Backyards full of ideas and garden solutions will be in full bloom as part of the McPherson Master Gardener and Friends June Bloom Garden Tour.
Each of the five gardens reflect the purpose and personalities of its owners, ranging from backyard paradises to research sites.
“What we like to focus on with this garden tour is education. We want to show people what you can do with what you have,” said DeWayne Herrs, Master Gardener. “Everybody has a problem in their garden, we all do, and maybe you can find a solution on this tour. I get ideas from the gardens every year.”
Since gardening doesn’t come naturally to everyone, Master Gardeners on the tour have highlighted a number of ways for individuals to try out techniques in a variety of yards.
The self-led June Bloom Garden Tour is from 9 a.m. to 3 p.m. on June 24 to five locations in McPherson. Maps will be available at each of the gardens. Tickets are $7 on June 25 and $5 in advance, which can be purchased at Smoky Valley Nursery, Shelia’s Garden Market, McPherson County K-State Research and Extension office, The Bookshelf & Hidden Closet, Graber’s Ace Hardware and Stutzman’s Greenhouse.
Here’s a brief overview of what to look for during next Saturday’s tour:
Ron and Inge Kruge, 621 N. Walnut St.
The Kruge garden illustrates a few ways to handle almost anything Kansas can throw at a gardener.
“When we bought the house, there was nothing here, just mud puddles and weeds,” said Inge Kruge. “Like a puzzle, everything came together.”
The Kruges show a number of ways to fix common lawn problems, such as improving drainage by adding a brick walkway or adding plants that tolerate all forms of weather.
“I like a mix and I like plants that look good in the winter months. Boxwoods stay green all year long,” Inge Kruge said. “In Kansas, it’s difficult to have color with the heat, so the spots of color in our garden are what I put in pots.”
Michael and Jolene Westerman, 1448 N. Grimes St.
The Westerman’s garden opens the door to new ideas in a hidden oasis.
“You see the first part of the garden and then there’s a gate to kind of a secret garden. Most people have no idea this is back here,” Jolene Westerman said.
The garden features a number of unique plants like canas, elephant ears and palms, that transport visitors to the tropics.
“We started traveling quite a few years ago and we love going to Key West. That was our inspiration and now we’ve been to a lot of islands in the Caribbean,” Jolene Westerman said. “Every time, we come home with something else we want to try.”
Todd and Wanda Sponsel, 755 E. Euclid St.

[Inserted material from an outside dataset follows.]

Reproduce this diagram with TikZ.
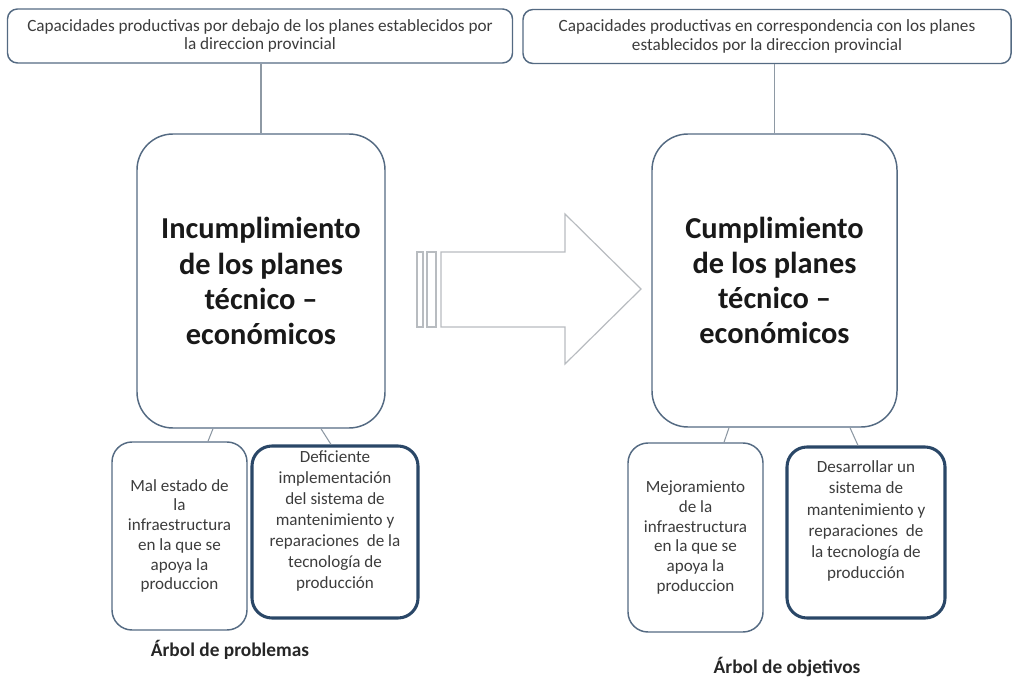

Antique meets chic in the Sponsel’s rustic-themed garden.
“I like a lot of rusty stuff that’s had some use,” Wanda Sponsel said. “I have an old glider out there and it’s so nice to go sit out there and relax.”
In addition to rustic elements, the Sponsels make the most of a smaller space by strategically arranging each flowerbed in their city-sized lot.
“It’s a small yard and I have fun working out here,” Wanda Sponsel said. “I just plan it as I go along.”
DeWayne and Bertie Herrs, 1015 N. Walnut St.
The Herrs garden is a beautiful solution to a shady problems.
“We have all this shade and grass won’t grow in shade, so I tilled up all the shady areas and let the grass grow where there was sun. It’s done very nice. I quit fighting it and now I can just enjoy it,” DeWayne Herrs said. “We have about 105 hosta plants in all different varieties. Our hydrangeas are in full blossom this year — we haven’t had much success before, so this is really the first year that they’ve done well. There’s also a water garden and a vegetable garden.”
Of course, the first thing visitors notice is the lack of a standard lawn.
“The big thing about our garden is that you don’t need a lawn mower,” Herrs laughed. “There’s very little grass. You just walk through and literally smell the roses.”
Demonstration Garden, 600 W. Woodside St.
The McPherson Master Gardeners and Friends tend the Demonstration Garden, located by the McPherson County K-State Research and Extension office. This space allows gardeners to both assist in horticultural research, and get ideas for their gardens at home.
“We get plants in the experimental gardens through the K-State Research and Extension department. We test them for three years to see if they survive in the McPherson climate,” DeWayne Herrs said. “They send them to different places in Kansas and when they deem them survivors, they put them on the market. Some people come by and look to see what they might get next year at a nursery, but we’re really demonstrating what will grow well here in Kansas.”
This year, the gardeners are working with a short stature cana, which will be about three feet tall instead of the usual five feet tall.
“They kind of look like a lily, but they’re bigger and sturdier. They’re striking,” DeWayne Herrs said. “We also have a clematis that’s doing great this year and it’s putting out a lot of color. A lot of people are asking about it because it’s so interesting. You see it and you just want to know what it is.”